Die erhöhten Inflationsraten gehen sicherlich nicht auf die niedrige Arbeitslosigkeit zurück, Schuld sind hier steigende Energiepreise und, wenn man dem ifo Institut aus München glauben mag, Preiserhöhungen von Unternehmen ohne entsprechende Kostenerhöhungen. 

Vor diesem Hintergrund irritieren Aussagen aus dem Bundesministerium für Finanzen in Berlin wie diese (Quelle: Twitter):

Nur wenn es verbindliche und unstrittige Regeln zur Begrenzung und Reduzierung von Staatsdefiziten gibt, bleibt die EU belastbar und stabil.

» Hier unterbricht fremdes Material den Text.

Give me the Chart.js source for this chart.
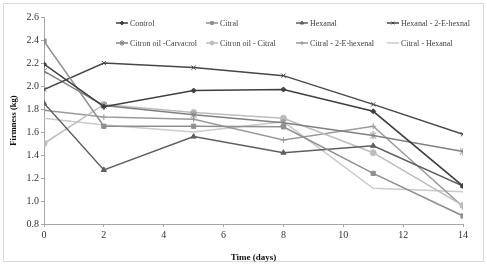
<!DOCTYPE html>
<html>
<head>
<meta charset="utf-8">
<script src="https://cdn.jsdelivr.net/npm/chart.js@4.4.1/dist/chart.umd.min.js"></script>
<style>
    body { margin: 0; background: #fff; }
    #wrap { position: relative; width: 487px; height: 267px; }
    #frame { position: absolute; left: 3px; top: 3px; width: 479px; height: 257px; border: 1px solid #d9d9d9; }
    #chart { position: absolute; left: 0; top: 0; }
</style>
</head>
<body>
<div id="wrap">
    <div id="frame"></div>
    <canvas id="chart" width="487" height="267"></canvas>
</div>
<script>
// ═══════════════ DATA ═══════════════

const days = [0, 2, 5, 8, 11, 14];

const control         = [2.19, 1.82, 1.96, 1.97, 1.78, 1.13];
const citral          = [2.39, 1.65, 1.65, 1.645, 1.24, 0.87];
const hexanal         = [1.85, 1.27, 1.56, 1.42, 1.48, 1.13];
const hexanal2E       = [1.97, 2.20, 2.16, 2.09, 1.84, 1.58];
const citronCarvacrol = [2.13, 1.83, 1.75, 1.68, 1.57, 1.43];
const citronCitral    = [1.50, 1.84, 1.77, 1.72, 1.42, 0.96];
const citral2E        = [1.79, 1.73, 1.71, 1.53, 1.65, 0.95];
const citralHexanal   = [1.72, 1.66, 1.60, 1.69, 1.11, 1.08];

const yTicks = { min: 0.8, max: 2.6, step: 0.2 };
const xTicks = { min: 0, max: 14, step: 2 };

// ═══════════════ HELPERS ═══════════════

const SERIF = '"Liberation Serif", "DejaVu Serif", serif';

function toPoints(values) {
    return values.map((v, i) => ({ x: days[i], y: v }));
}

// star marker: an x with a vertical stroke through it
function starCanvas(color, size) {
    const c = document.createElement('canvas');
    c.width = size; c.height = size;
    const g = c.getContext('2d');
    const m = size - 1;
    g.strokeStyle = color;
    g.lineWidth = 1;
    g.beginPath();
    g.moveTo(1, 1); g.lineTo(m, m);
    g.moveTo(m, 1); g.lineTo(1, m);
    g.moveTo(size / 2, 0); g.lineTo(size / 2, size);
    g.stroke();
    return c;
}

const series = [
    { label: 'Control', data: control, color: '#3f3f3f', point: 'rectRot', r: 2.5 },
    { label: 'Citral', data: citral, color: '#8f8f8f', point: 'rect', r: 3 },
    { label: 'Hexanal', data: hexanal, color: '#5e5e5e', point: 'triangle', r: 3 },
    { label: 'Hexanal - 2-E-hexnal', data: hexanal2E, color: '#474747', point: 'crossRot', r: 3 },
    { label: 'Citron oil -Carvacrol', data: citronCarvacrol, color: '#808080', point: 'star', r: 3 },
    { label: 'Citron oil - Citral', data: citronCitral, color: '#bdbdbd', point: 'circle', r: 3 },
    { label: 'Citral - 2-E-hexenal', data: citral2E, color: '#9a9a9a', point: 'cross', r: 3 },
    { label: 'Citral - Hexanal', data: citralHexanal, color: '#cbcbcb', point: false, r: 0 }
];

const datasets = series.map(s => ({
    label: s.label,
    data: toPoints(s.data),
    borderColor: s.color,
    backgroundColor: s.color,
    borderWidth: 1.5,
    pointStyle: s.point === 'star' ? starCanvas(s.color, 8) : s.point,
    legendStyle: s.point === 'star' ? starCanvas(s.color, 6) : s.point,
    pointRadius: s.r,
    pointBorderWidth: 1,
    tension: 0,
    fill: false
}));

// ═══════════════ LEGEND (inside plot, 4 columns x 2 rows) ═══════════════

const legendCols = [116, 206, 296, 387];
const legendRows = [23, 43];

const insideLegend = {
    id: 'insideLegend',
    afterDraw(chart) {
        const ctx = chart.ctx;
        ctx.save();
        ctx.font = '8px ' + SERIF;
        ctx.textBaseline = 'middle';
        chart.data.datasets.forEach((ds, i) => {
            const x = legendCols[i % 4];
            const y = legendRows[Math.floor(i / 4)];
            ctx.strokeStyle = ds.borderColor;
            ctx.fillStyle = ds.backgroundColor;
            ctx.lineWidth = 1.5;
            ctx.beginPath();
            ctx.moveTo(x, y);
            ctx.lineTo(x + 12, y);
            ctx.stroke();
            if (ds.legendStyle) {
                ctx.lineWidth = 1;
                Chart.helpers.drawPoint(ctx, {
                    pointStyle: ds.legendStyle,
                    radius: 2,
                    borderWidth: 1
                }, x + 6, y);
            }
            ctx.fillStyle = '#404040';
            ctx.fillText(ds.label, x + 14, y + 0.5);
        });
        ctx.restore();
    }
};

// ═══════════════ CHART ═══════════════

const ctx = document.getElementById('chart').getContext('2d');

new Chart(ctx, {
    type: 'line',
    data: { datasets },
    options: {
        responsive: false,
        animation: false,
        layout: { padding: { left: 0, right: 24, top: 17, bottom: 0 } },
        plugins: {
            legend: { display: false },
            tooltip: { enabled: false }
        },
        scales: {
            x: {
                type: 'linear',
                min: xTicks.min,
                max: xTicks.max,
                ticks: {
                    stepSize: xTicks.step,
                    color: '#333',
                    font: { family: SERIF, size: 10 },
                    padding: 2,
                    maxRotation: 0
                },
                grid: { drawOnChartArea: false, tickLength: 3, color: '#a6a6a6' },
                border: { color: '#a6a6a6' },
                title: {
                    display: true,
                    text: 'Time (days)',
                    color: '#111',
                    font: { family: SERIF, size: 9, weight: 'bold' },
                    padding: { top: 5 }
                },
                afterFit(scale) { scale.height = 43; }
            },
            y: {
                min: yTicks.min,
                max: yTicks.max,
                ticks: {
                    stepSize: yTicks.step,
                    color: '#333',
                    font: { family: SERIF, size: 10 },
                    padding: 2,
                    callback: v => v.toFixed(1)
                },
                grid: { drawOnChartArea: false, tickLength: 3, color: '#a6a6a6' },
                border: { color: '#a6a6a6' },
                title: {
                    display: true,
                    text: 'Firmness (kg)',
                    color: '#111',
                    font: { family: SERIF, size: 8.5, weight: 'bold' },
                    padding: { top: 9, bottom: 0 }
                },
                afterFit(scale) { scale.width = 44; }
            }
        }
    },
    plugins: [insideLegend]
});
</script>
</body>
</html>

Das Handelsblatt berichtete jüngst:

„Durch die vielen Krisen sind die Schuldenstände vieler EU-Staaten jedoch auf mehr als 100 Prozent gestiegen, die Schuldenobergrenze ist damit überholt. Müsste Italien wie jetzt vorgeschrieben innerhalb von 20 Jahren die Schuldenobergrenze einhalten, müsste das Land so stark sparen, dass es im schlimmsten Fall zu sozialen Unruhen kommen könnte.“

Im Dezember 2021 habe ich vor dem Finanzausschuss des irischen Parlaments gesprochen und dabei unter anderem folgendes gesagt (Übersetzung mit DeepL):

„Der Rahmen für die wirtschaftspolitische Steuerung sollte also widerspiegeln, dass Staatsausgaben für die Schaffung von Arbeitsplätzen und die Beseitigung gesellschaftlicher Missstände unerlässlich sind. Das Lohnwachstum der Beschäftigten des öffentlichen Dienstes ist ein entscheidender Faktor für die Inflationsrate. Die bestehenden Regeln waren zu streng. Die EZB hat ihr Inflationsziel in den letzten zehn Jahren nicht erreicht, weil das Lohnwachstum und die Staatsausgaben zu niedrig waren. Außerdem ist die Arbeitslosenquote in der Eurozone nie unter 7 % gefallen. Diese Zahl ist zu hoch. Die Regeln müssen expansiver und aufgabenorientierter sein. Außerdem müssen sie auf die spezifischen Bedingungen der Länder der Eurozone zugeschnitten sein.“

Damit die Eurozone wirtschaftspolitische Ziele erreichen kann – u.a. Vollbeschäftigung und Preisstabilität – ist es erforderlich, die Staatsausgaben an diesen Zielen auszurichten. Aktuell werden sie an Defiziten und Staatsschulden ausgerichtet, was natürlich dazu führt, dass die anderen Ziele dann wenn überhaupt nur zufällig erfüllt werden würden. Es wäre daher wünschenswert, wenn die Fiskalregeln der EU so angepasst werden, dass die Auswirkungen auf die Wirtschaft im Vordergrund stehen. Kennzahlen wie Defizite und Schulden wären dann sekundär. Anders ist vor allen Dingen die sozial-ökologische Transformation in der EU und der Eurozone nicht zu bewältigen, denn diese erfordern höhere öffentliche Ausgaben. Davor sollte die Politik ihre Augen nicht verschließen.